Track was laid to Honda by mid December 1898, although the viaduct across the Caņada Honda was not ready until the end of July 1899. Meanwhile, graders were at work further down the line, including the 811-foot tunnel near Sudden, so that once the viaduct at Honda was opened, track laying proceeded rapidly.

For several years, the company had been content to intermittently pursue the construction of the Coast Line from the north, extending it southward as conditions would permit. But in the spring of 1899, in order to hasten the completion of the Coast Line, it was decided to work from both ends of the gap.

On March 27, 1899, graders began work on an entirely new alignment that straightened out many of the curves on either side of the station at Ellwood before setting out into new territory in the direction of Gaviota. By October, there were over 1,000 men at work along the line engaged in filling some of the immense canyons draining into the sea and spanning others with large steel viaducts.

In January 1900, the 451-foot bridge across the canyon at Jalama Creek was completed, as was Tunnel 13, five miles west of Gaviota. On March 15, after a 12-year lapse, track laying from the south resumed at Ellwood. By April, Southern Pacific was accepting commercial freight as far south as Concepcion. In May the 661-foot Dos Pueblos Canyon Bridge was completed. By June 30, all that remained was a gap just shy of 18 miles between Cuarto Canyon and Gato Canyon.


Gaviota Trestle (photo courtesy Goleta Depot)
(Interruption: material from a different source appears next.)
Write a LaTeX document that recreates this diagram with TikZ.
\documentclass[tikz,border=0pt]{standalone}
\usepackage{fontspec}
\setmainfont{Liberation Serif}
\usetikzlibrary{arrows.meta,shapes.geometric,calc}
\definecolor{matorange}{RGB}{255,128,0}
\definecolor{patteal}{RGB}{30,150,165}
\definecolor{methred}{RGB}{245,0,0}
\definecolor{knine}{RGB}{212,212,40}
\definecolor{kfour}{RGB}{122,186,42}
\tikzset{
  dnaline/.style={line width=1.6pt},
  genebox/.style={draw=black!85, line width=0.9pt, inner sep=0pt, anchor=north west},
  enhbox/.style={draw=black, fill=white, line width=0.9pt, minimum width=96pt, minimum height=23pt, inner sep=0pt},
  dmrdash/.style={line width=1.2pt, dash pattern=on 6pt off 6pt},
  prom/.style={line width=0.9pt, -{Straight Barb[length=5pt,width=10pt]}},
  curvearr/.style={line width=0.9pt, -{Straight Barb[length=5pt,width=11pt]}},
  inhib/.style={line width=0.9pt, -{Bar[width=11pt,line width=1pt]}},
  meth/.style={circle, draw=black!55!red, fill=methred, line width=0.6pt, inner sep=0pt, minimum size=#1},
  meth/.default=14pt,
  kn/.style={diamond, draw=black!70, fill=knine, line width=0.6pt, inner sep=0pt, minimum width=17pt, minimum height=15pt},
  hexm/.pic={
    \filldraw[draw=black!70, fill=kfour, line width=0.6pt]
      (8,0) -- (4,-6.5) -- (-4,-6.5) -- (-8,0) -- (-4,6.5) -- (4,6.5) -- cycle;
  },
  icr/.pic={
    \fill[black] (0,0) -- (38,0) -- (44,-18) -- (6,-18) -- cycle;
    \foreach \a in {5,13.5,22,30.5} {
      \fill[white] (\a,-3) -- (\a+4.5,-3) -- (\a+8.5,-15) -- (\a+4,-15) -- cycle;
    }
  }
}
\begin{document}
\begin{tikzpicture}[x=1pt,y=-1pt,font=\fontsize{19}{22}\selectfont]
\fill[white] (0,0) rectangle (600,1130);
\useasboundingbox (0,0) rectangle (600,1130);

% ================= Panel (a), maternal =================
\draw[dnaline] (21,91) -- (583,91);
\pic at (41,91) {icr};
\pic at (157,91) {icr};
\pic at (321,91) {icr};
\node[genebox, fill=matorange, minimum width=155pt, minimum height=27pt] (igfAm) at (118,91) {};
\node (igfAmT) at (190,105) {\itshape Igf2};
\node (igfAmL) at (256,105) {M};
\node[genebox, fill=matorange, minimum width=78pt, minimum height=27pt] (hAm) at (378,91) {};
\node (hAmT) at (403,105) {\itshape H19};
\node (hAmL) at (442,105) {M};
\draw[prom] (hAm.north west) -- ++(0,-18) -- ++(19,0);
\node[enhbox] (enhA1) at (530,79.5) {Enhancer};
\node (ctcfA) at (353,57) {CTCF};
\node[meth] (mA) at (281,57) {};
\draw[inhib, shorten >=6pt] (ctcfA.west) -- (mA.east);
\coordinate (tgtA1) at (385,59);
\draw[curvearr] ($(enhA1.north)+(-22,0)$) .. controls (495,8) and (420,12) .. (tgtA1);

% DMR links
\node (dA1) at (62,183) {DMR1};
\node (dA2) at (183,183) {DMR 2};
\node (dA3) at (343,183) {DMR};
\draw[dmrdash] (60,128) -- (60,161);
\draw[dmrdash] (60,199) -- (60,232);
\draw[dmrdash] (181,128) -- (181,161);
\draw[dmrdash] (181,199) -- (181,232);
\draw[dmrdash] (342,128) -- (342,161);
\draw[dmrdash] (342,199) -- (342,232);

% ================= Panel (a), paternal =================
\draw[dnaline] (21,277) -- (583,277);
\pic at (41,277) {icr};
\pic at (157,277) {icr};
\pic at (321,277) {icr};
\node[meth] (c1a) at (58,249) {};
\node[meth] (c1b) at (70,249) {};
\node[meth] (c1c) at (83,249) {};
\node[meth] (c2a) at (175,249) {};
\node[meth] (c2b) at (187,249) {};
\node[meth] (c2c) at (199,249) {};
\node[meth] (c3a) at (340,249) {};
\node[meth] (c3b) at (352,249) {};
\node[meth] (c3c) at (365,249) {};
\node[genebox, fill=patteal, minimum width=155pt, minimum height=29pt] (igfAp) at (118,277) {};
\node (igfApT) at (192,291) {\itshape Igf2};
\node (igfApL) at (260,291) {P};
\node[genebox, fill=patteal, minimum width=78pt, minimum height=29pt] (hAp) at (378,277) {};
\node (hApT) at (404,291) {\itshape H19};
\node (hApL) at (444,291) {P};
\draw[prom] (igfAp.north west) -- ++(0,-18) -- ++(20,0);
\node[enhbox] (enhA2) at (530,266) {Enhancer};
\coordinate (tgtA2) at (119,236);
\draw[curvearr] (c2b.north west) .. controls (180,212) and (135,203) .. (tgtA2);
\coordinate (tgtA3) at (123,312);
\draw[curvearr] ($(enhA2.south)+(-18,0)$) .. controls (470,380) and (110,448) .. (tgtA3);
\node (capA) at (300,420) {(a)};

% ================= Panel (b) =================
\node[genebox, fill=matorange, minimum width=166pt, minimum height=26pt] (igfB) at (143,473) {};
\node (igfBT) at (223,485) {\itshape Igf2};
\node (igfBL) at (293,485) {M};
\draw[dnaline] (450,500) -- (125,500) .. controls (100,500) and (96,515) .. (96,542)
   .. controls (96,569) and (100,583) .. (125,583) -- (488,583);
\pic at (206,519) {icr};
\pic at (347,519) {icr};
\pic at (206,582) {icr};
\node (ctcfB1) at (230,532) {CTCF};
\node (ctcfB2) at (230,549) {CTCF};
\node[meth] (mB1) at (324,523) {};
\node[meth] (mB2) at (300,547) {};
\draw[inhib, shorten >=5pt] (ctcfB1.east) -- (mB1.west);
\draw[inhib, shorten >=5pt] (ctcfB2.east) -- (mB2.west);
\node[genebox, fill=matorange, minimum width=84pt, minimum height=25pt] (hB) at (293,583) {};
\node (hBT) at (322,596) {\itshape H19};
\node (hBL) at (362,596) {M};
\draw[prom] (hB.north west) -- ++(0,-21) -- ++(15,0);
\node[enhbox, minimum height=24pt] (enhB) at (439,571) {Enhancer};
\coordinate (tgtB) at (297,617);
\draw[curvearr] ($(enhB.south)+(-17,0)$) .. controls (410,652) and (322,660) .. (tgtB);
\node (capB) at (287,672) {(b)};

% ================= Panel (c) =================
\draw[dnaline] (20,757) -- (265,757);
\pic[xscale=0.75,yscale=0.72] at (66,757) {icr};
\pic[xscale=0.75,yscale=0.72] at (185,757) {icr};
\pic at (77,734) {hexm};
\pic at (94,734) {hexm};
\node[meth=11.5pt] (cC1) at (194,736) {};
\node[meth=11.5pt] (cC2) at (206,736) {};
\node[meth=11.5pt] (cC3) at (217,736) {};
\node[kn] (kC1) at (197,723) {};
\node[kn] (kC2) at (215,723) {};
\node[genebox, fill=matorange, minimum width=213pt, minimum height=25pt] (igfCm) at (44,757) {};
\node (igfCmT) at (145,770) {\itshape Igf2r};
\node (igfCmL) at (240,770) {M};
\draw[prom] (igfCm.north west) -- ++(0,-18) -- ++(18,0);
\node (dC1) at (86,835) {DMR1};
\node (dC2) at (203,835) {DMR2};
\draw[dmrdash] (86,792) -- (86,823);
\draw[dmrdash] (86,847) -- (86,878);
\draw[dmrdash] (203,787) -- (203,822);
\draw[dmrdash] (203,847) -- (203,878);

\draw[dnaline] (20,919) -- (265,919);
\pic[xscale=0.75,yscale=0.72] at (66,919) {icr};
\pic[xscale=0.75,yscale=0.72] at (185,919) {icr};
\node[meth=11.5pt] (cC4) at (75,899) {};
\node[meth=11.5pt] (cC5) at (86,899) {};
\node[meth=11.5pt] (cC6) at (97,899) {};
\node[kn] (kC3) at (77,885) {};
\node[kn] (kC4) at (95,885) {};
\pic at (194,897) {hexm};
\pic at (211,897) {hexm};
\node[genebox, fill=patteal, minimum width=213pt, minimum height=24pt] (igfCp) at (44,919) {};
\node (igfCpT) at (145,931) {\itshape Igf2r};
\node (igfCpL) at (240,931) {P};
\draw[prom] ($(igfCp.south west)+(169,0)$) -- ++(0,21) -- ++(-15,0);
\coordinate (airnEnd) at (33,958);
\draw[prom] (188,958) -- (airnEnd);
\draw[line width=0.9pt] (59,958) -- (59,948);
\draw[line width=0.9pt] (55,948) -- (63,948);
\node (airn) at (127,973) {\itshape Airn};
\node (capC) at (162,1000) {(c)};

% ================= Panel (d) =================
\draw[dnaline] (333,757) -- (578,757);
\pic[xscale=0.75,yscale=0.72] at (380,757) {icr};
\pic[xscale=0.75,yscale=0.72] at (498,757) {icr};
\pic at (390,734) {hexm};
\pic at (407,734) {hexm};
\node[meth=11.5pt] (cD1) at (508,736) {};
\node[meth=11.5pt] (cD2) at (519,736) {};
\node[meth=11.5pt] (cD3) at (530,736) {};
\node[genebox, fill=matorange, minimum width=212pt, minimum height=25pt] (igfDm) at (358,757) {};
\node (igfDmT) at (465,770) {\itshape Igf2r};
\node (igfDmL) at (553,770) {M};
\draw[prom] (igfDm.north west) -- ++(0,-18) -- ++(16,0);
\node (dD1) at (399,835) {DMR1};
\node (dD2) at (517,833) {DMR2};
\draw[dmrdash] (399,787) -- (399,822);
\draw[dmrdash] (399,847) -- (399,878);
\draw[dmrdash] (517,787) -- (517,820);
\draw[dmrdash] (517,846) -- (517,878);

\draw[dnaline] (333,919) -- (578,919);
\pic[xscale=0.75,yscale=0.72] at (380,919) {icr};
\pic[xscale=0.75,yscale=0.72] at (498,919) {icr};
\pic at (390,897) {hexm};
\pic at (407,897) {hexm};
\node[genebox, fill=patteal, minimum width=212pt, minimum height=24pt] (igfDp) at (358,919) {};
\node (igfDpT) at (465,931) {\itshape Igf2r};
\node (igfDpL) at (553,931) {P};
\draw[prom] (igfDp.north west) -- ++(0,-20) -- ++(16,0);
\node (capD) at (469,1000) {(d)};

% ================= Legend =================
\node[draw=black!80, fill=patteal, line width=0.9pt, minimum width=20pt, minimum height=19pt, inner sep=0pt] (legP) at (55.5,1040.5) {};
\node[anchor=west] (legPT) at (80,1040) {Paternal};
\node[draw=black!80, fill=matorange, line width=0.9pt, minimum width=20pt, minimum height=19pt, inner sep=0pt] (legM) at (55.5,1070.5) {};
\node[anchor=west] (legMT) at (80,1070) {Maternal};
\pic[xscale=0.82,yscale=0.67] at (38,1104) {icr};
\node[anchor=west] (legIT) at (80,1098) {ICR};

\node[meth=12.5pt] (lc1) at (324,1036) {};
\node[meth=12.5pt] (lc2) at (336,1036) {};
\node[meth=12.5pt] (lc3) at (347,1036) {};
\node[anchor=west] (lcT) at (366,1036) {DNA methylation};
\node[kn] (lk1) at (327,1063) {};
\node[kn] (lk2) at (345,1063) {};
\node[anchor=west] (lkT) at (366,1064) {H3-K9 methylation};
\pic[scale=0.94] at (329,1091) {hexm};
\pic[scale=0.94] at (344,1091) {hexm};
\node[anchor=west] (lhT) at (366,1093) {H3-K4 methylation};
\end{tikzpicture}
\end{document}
Work continued steadily. The 634-foot Alegria Canyon Viaduct was completed in September, and the 61-foot Refugio Creek Bridge in October. The 541-foot Arroyo Hondo Bridge was finished on December 30, 1900, the last rail was laid, and the last spike driven about one mile east of Gaviota.

The line was not opened immediately for service. Track had to be ballasted and surfaced, buildings and water facilities erected, and a multitude of other details worked out before operations could commence.

On Sunday, March 31, 1901, more than thirty-six years since the first rails were laid in San Francisco, the goal of linking Los Angeles and San Francisco by rail via the Coast Line had finally been achieved. It had been a long time coming, and the coastal counties that the completed line served now looked forward to a prosperous new era.

Southern Pacific, however, was far from through with its Coast Line construction work. Once the Coast Line was completed and through trains were running, it was quickly realized that the route had a number of physical limitations that prevented the exploitation of the line to the fullest extent. The main projects to ease the entry to the San Fernando Valley, the Santa Susana Tunnel and Montalvo Cutoff, would come later."